STATED EXERCISE >>
Reproduce, character for character, the lines below from the first through the one with "import * as". Leave pictures out.

GIVEN DATA >>
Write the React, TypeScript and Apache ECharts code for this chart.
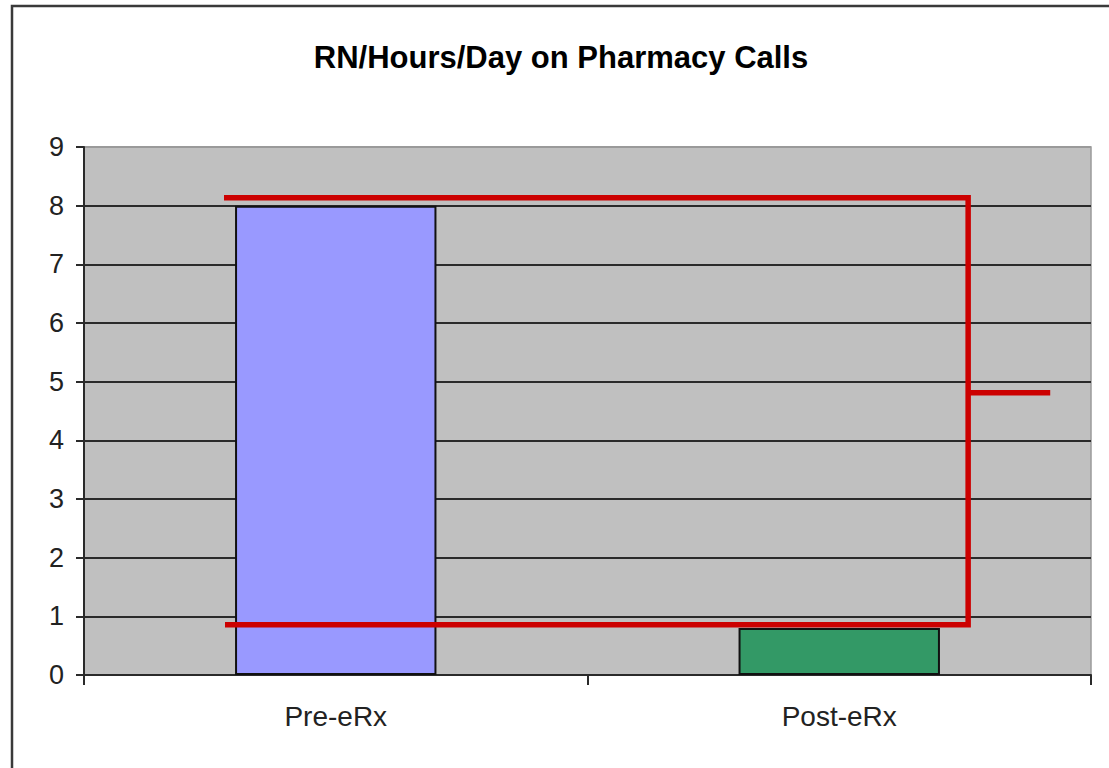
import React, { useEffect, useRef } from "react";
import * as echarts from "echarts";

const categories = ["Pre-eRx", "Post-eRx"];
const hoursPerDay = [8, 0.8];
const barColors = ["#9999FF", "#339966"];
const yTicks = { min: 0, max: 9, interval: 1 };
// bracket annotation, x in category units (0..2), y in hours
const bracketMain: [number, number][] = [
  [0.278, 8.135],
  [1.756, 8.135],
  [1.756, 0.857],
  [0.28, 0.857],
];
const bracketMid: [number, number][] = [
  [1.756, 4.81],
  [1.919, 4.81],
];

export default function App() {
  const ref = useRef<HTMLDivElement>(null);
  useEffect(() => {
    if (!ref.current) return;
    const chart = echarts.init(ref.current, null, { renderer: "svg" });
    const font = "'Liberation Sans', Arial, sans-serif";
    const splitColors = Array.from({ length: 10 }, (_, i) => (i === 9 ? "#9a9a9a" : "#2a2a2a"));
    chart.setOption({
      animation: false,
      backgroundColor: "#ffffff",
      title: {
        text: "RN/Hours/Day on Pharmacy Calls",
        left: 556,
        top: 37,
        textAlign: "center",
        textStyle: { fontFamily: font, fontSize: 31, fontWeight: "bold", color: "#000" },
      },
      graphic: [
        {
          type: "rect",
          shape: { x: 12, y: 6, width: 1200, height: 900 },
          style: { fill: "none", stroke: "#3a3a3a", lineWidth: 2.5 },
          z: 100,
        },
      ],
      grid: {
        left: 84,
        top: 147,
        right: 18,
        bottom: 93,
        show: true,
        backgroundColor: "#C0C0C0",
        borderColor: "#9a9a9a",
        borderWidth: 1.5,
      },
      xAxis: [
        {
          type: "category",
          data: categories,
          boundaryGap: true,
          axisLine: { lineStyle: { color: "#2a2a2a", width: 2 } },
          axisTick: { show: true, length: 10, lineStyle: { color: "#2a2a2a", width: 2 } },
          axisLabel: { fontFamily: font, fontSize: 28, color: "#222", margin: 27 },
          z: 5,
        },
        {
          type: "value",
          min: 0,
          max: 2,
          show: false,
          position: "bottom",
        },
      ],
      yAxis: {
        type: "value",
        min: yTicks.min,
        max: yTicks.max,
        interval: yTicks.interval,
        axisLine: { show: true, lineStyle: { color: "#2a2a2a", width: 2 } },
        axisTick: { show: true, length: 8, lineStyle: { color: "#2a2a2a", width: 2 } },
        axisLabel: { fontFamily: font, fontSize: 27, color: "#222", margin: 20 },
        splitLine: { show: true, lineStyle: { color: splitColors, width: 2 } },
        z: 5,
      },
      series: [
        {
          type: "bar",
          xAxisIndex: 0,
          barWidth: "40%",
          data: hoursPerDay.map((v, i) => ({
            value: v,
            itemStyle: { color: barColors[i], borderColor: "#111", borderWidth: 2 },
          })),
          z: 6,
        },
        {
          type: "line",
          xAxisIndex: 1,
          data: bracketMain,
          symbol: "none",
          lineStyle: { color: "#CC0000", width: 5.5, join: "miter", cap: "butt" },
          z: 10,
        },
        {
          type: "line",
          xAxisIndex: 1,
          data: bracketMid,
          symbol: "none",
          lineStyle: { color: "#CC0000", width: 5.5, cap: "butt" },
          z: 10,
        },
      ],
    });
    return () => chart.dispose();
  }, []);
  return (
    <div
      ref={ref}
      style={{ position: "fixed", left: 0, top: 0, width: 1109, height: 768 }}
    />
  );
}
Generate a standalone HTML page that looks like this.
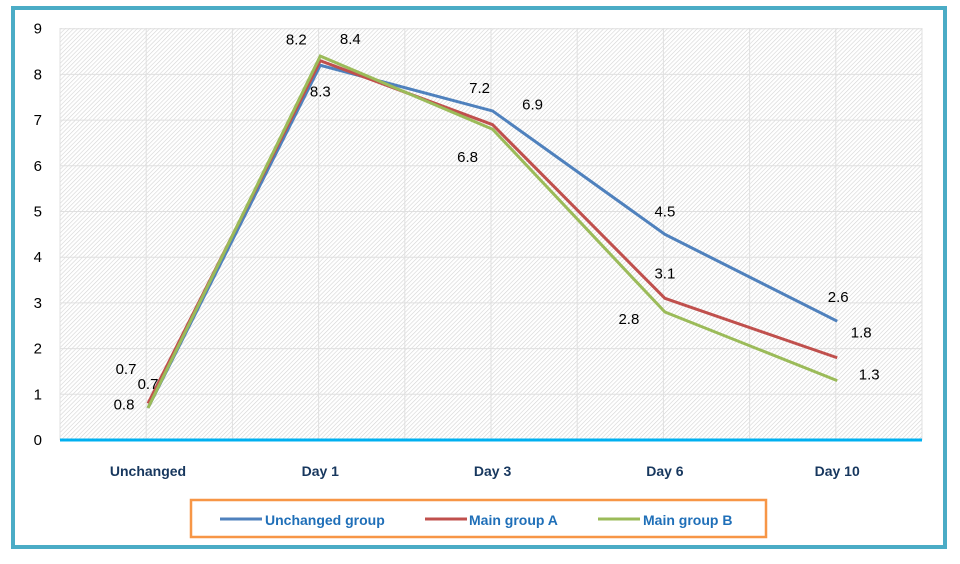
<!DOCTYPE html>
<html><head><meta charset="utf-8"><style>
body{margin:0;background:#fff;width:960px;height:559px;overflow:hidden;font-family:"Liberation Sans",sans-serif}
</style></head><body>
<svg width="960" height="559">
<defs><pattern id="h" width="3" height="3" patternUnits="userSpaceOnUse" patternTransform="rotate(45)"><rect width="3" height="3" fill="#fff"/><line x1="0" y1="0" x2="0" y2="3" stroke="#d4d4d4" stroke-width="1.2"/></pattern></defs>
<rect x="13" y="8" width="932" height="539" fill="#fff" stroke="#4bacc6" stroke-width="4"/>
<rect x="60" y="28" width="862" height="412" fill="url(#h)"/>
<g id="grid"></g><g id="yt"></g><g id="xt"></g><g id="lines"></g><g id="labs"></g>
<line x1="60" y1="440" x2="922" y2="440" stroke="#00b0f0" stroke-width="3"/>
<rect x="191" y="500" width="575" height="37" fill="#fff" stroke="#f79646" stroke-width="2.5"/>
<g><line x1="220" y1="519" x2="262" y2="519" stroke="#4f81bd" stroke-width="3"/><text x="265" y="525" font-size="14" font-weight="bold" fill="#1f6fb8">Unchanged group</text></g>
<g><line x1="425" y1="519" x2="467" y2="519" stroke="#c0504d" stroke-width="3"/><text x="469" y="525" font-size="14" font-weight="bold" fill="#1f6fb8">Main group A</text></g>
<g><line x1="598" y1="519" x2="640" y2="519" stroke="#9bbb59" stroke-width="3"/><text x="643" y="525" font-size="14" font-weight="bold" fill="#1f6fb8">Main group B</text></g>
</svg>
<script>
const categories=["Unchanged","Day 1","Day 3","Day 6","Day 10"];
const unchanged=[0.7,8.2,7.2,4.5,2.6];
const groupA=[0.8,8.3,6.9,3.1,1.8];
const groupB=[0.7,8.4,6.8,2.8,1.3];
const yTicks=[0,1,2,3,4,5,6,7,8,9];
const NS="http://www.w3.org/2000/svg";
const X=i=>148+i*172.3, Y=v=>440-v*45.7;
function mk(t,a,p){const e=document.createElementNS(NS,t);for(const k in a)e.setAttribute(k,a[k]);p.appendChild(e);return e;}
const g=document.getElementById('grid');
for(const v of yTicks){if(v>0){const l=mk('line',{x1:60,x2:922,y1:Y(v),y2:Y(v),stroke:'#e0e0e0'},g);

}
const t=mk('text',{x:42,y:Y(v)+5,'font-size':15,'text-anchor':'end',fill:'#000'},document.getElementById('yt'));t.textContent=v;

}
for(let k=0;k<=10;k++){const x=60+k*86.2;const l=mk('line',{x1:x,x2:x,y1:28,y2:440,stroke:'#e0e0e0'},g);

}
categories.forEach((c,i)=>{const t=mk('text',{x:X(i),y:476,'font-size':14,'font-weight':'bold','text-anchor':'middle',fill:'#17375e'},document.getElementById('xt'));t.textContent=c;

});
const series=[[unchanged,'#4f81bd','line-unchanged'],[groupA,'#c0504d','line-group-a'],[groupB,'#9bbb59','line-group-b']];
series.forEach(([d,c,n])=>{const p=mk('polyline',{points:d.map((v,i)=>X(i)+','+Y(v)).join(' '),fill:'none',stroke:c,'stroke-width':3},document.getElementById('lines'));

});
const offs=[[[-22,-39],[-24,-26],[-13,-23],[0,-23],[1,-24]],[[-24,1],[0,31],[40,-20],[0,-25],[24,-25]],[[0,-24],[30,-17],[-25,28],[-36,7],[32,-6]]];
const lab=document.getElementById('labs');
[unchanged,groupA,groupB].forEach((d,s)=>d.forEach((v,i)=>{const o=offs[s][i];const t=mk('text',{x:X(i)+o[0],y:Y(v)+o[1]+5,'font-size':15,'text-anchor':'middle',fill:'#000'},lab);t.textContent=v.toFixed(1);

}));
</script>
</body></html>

TASK RESPONSE >>
Write the React, TypeScript and Apache ECharts code for this chart.
import React, { useEffect, useRef } from "react";
import * as echarts from "echarts";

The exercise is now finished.